- [WRITTEN INSTRUCTION]: Identify all lines below that hold "with" and collect them.

- [MATERIAL TO PROCESS]:
begin
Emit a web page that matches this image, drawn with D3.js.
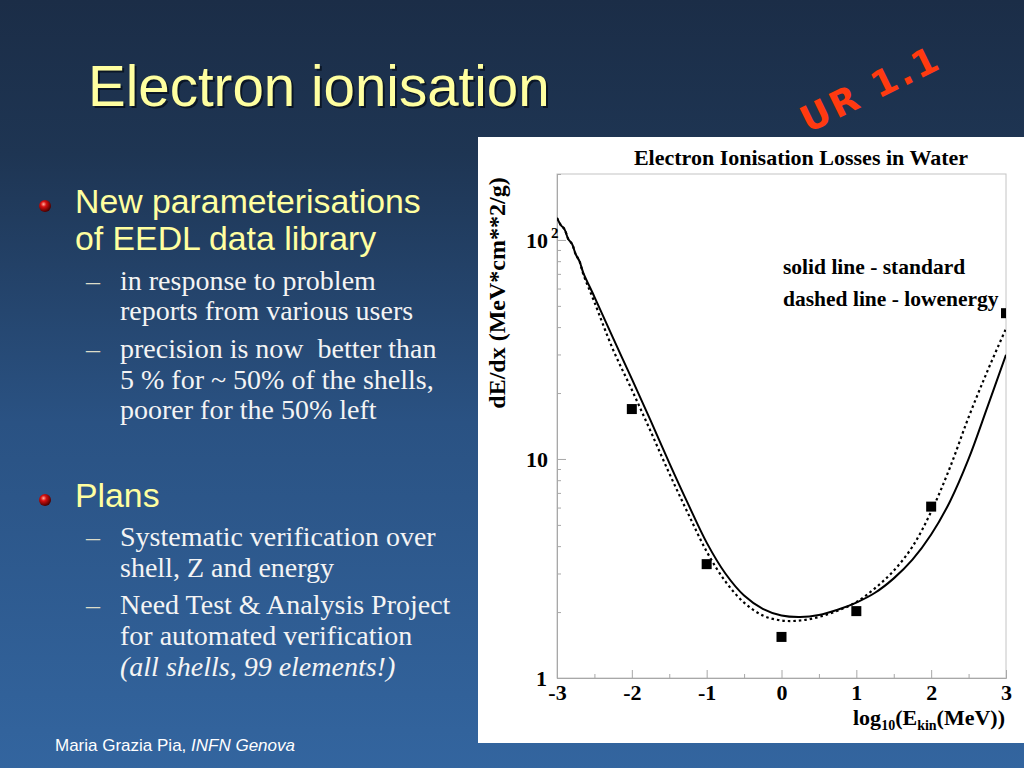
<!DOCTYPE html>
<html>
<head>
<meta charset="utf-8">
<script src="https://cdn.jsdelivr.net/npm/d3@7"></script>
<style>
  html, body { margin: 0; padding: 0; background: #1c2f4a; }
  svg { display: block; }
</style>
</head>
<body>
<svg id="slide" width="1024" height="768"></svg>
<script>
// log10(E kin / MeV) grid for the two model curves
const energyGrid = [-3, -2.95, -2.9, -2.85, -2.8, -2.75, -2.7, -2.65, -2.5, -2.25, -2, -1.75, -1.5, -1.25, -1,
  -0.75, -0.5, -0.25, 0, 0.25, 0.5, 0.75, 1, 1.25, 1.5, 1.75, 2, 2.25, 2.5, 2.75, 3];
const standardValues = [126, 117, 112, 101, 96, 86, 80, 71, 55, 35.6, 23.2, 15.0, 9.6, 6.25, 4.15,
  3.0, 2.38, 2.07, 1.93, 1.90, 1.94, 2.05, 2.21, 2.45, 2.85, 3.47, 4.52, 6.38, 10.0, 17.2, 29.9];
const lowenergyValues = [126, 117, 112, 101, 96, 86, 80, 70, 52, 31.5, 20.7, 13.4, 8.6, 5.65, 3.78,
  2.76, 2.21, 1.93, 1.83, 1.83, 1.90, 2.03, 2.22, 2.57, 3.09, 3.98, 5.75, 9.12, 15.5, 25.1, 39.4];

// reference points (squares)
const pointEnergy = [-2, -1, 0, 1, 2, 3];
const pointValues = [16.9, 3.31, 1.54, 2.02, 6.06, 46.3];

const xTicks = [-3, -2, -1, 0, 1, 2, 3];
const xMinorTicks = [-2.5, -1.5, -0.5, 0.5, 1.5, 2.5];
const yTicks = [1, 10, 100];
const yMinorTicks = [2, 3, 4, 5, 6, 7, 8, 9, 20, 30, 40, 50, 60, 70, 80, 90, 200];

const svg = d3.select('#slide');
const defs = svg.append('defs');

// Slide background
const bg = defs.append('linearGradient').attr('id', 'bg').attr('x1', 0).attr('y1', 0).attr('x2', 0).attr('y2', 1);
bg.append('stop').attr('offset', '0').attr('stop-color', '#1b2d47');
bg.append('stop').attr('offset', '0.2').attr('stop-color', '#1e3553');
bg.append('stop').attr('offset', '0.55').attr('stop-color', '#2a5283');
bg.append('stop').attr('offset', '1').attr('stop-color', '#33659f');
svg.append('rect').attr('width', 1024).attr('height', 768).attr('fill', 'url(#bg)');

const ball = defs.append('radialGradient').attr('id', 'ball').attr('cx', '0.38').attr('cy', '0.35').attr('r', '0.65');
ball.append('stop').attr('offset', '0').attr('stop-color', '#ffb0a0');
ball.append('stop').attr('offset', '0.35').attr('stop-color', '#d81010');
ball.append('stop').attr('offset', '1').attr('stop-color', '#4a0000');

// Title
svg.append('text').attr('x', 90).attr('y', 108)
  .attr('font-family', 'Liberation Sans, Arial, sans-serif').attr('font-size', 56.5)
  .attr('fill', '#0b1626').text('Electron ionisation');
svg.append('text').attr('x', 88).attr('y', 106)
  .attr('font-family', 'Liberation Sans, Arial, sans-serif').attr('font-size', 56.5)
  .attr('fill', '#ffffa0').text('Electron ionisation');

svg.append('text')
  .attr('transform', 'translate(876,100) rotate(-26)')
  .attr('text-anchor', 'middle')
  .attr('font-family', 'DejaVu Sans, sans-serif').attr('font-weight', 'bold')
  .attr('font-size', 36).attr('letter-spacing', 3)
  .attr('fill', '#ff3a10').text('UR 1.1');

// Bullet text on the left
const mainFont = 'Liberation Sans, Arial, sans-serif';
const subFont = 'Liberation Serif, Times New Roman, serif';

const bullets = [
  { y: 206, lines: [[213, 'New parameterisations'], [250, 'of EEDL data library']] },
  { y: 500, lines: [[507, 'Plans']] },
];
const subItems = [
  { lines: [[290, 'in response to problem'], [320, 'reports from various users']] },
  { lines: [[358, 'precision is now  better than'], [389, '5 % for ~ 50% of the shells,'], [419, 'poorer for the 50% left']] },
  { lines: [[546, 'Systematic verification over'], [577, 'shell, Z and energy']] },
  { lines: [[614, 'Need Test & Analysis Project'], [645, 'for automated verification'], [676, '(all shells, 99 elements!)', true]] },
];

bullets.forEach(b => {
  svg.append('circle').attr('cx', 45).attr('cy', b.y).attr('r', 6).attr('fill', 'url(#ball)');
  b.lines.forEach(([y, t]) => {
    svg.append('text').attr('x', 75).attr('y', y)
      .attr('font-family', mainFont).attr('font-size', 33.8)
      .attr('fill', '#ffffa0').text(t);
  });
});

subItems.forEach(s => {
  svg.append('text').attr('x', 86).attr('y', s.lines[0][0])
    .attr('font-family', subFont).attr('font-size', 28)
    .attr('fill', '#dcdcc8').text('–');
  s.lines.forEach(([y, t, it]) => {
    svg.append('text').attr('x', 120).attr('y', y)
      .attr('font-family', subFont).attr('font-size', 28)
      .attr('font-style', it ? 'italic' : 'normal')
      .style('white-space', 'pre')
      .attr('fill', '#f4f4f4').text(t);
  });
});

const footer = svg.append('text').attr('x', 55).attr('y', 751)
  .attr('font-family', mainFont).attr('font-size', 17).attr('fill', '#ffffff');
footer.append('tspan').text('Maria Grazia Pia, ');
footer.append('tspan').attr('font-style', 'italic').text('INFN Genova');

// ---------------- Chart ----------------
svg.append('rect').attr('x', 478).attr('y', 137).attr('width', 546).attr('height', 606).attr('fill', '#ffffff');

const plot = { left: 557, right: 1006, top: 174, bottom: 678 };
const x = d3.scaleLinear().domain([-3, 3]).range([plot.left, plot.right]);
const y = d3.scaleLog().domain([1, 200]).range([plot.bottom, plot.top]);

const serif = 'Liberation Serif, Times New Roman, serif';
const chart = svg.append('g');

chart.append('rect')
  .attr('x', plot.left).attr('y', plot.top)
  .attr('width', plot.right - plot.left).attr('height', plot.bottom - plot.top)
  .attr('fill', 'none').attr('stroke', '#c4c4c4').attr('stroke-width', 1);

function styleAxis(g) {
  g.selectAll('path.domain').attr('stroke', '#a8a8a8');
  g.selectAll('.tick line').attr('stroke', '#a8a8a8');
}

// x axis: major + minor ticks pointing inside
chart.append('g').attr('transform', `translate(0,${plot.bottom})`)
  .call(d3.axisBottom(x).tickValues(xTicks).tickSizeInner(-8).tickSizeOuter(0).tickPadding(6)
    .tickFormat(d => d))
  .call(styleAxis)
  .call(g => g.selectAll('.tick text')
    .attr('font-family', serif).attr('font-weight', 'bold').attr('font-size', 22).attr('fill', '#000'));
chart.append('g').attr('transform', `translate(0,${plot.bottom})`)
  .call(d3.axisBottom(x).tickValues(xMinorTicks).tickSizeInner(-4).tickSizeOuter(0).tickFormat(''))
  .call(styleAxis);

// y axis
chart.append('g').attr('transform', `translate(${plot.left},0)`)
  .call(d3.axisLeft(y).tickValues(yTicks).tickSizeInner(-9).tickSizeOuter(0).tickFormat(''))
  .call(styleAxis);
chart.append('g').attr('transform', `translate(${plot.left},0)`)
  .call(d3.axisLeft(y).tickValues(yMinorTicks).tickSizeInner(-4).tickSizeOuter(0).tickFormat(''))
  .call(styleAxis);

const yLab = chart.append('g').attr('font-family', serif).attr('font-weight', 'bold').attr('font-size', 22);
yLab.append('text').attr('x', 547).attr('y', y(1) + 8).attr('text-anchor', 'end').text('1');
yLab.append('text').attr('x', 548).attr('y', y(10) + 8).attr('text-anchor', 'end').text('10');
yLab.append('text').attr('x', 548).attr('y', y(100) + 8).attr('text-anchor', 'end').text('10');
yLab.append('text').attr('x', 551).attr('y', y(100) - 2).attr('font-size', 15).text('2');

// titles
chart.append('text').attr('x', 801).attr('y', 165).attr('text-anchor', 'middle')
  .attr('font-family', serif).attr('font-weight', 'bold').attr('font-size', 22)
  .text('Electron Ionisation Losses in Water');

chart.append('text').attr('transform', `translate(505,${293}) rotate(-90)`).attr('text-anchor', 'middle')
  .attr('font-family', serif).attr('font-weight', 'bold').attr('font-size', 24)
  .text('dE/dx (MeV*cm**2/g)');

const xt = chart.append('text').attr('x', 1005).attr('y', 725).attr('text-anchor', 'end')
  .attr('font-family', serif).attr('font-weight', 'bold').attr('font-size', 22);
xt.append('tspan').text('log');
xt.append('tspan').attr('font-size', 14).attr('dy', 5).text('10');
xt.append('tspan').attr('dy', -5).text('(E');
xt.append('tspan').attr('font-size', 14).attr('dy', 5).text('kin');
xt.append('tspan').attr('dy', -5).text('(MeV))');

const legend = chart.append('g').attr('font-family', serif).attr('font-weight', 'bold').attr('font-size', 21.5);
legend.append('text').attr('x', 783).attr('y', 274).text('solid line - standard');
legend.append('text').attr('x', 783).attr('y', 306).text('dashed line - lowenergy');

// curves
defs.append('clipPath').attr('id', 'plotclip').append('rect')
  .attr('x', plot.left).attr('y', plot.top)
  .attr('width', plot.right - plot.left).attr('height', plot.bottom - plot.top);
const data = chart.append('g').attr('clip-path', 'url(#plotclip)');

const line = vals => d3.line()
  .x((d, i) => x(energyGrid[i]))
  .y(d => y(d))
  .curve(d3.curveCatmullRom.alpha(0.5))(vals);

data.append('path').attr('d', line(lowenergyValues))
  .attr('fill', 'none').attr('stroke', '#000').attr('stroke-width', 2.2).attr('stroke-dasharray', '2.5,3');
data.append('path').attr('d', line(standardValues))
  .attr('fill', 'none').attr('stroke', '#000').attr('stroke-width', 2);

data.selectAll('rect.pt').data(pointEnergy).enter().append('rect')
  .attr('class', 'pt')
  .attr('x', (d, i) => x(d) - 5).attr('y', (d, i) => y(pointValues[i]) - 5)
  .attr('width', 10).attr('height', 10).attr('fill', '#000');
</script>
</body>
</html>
end
begin
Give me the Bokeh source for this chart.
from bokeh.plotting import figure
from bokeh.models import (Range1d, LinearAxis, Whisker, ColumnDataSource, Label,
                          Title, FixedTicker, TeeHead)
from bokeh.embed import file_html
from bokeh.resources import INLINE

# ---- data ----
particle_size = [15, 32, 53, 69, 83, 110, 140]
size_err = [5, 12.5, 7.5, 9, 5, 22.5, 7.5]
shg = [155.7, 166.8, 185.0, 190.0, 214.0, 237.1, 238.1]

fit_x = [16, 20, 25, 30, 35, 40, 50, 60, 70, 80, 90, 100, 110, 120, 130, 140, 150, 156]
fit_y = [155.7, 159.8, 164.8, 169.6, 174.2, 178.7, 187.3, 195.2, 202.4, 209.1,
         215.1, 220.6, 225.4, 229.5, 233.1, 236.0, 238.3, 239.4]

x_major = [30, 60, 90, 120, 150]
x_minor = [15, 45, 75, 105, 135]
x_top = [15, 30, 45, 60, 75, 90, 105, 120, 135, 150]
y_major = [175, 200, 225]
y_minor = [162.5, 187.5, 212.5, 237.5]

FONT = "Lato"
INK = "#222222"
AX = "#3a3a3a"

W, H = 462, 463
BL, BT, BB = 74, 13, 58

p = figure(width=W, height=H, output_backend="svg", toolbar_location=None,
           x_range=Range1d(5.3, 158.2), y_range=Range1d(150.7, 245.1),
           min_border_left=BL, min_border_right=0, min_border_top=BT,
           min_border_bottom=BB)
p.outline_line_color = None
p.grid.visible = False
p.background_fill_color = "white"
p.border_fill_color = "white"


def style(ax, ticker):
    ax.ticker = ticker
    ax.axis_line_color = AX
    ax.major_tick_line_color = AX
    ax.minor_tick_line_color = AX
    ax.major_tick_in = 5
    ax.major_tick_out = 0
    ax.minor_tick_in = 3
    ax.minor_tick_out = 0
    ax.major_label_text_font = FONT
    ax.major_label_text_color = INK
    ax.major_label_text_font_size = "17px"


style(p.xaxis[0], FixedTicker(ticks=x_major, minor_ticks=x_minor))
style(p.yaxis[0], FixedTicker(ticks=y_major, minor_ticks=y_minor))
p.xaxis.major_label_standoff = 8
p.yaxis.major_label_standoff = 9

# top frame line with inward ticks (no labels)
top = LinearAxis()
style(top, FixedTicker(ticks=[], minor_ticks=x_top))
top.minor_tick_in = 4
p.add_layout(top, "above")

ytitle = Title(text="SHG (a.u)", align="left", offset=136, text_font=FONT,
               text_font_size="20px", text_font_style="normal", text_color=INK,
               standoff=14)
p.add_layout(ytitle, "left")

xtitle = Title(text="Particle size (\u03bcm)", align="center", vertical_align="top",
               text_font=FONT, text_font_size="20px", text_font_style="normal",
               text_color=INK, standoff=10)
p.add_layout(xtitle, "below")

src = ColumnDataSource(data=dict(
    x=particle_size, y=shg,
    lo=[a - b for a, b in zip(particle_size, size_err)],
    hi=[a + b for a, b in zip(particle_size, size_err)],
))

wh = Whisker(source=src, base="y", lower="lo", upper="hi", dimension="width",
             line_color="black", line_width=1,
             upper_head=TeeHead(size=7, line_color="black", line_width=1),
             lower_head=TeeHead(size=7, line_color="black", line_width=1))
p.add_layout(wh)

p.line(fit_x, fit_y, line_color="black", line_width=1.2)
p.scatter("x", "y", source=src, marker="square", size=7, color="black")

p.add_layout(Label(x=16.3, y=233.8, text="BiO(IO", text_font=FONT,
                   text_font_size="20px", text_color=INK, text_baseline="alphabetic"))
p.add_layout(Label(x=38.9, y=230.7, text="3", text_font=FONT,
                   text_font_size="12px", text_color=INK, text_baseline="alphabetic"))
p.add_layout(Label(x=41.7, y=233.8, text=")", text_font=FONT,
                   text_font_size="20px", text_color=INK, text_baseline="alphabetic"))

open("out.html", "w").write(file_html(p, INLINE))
end
begin
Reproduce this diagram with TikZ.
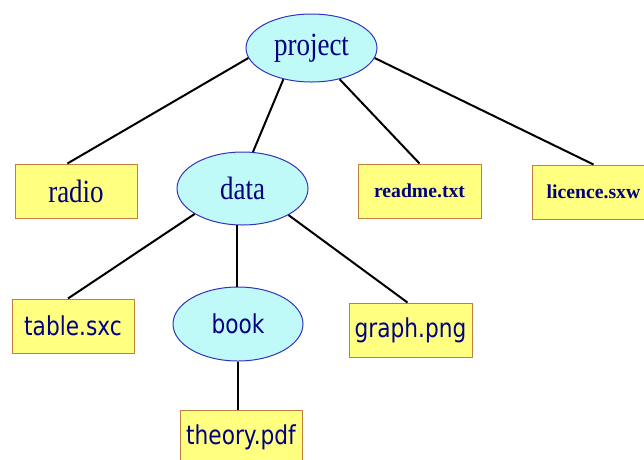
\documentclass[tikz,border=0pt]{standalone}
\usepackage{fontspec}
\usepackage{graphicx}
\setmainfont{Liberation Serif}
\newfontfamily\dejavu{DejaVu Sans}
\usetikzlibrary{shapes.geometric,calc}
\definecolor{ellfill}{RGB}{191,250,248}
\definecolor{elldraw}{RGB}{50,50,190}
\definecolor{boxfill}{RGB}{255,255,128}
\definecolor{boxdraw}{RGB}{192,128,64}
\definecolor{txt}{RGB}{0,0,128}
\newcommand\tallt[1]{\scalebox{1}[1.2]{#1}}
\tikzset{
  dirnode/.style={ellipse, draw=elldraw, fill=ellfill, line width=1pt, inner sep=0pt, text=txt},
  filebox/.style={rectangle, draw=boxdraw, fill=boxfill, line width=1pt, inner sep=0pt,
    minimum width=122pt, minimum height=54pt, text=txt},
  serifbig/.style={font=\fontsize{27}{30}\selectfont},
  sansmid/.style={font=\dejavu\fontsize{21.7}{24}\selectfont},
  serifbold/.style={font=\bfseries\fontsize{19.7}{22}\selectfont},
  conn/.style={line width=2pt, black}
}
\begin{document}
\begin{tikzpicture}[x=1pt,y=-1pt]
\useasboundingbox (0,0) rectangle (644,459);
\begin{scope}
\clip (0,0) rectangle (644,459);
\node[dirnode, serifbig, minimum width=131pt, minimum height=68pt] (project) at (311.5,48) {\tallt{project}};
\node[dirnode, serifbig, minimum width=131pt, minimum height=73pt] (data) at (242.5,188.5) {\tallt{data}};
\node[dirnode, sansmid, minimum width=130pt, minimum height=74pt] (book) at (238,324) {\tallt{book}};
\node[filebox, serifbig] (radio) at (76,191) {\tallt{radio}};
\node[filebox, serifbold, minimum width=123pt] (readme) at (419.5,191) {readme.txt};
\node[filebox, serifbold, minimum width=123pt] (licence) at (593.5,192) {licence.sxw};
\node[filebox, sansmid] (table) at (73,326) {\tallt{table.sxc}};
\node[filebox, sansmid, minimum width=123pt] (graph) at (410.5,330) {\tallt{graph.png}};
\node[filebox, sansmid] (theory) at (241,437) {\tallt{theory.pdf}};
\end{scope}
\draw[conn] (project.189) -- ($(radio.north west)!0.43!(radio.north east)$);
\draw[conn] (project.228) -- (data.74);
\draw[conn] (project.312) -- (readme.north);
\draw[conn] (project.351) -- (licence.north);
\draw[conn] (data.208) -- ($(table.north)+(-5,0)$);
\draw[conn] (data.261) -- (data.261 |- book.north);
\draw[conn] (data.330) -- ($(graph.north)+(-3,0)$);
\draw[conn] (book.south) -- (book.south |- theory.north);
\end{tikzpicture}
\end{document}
end
- [ANSWER TO THIS PROBLEM]:
Emit a web page that matches this image, drawn with D3.js.
# top frame line with inward ticks (no labels)
Reproduce this diagram with TikZ.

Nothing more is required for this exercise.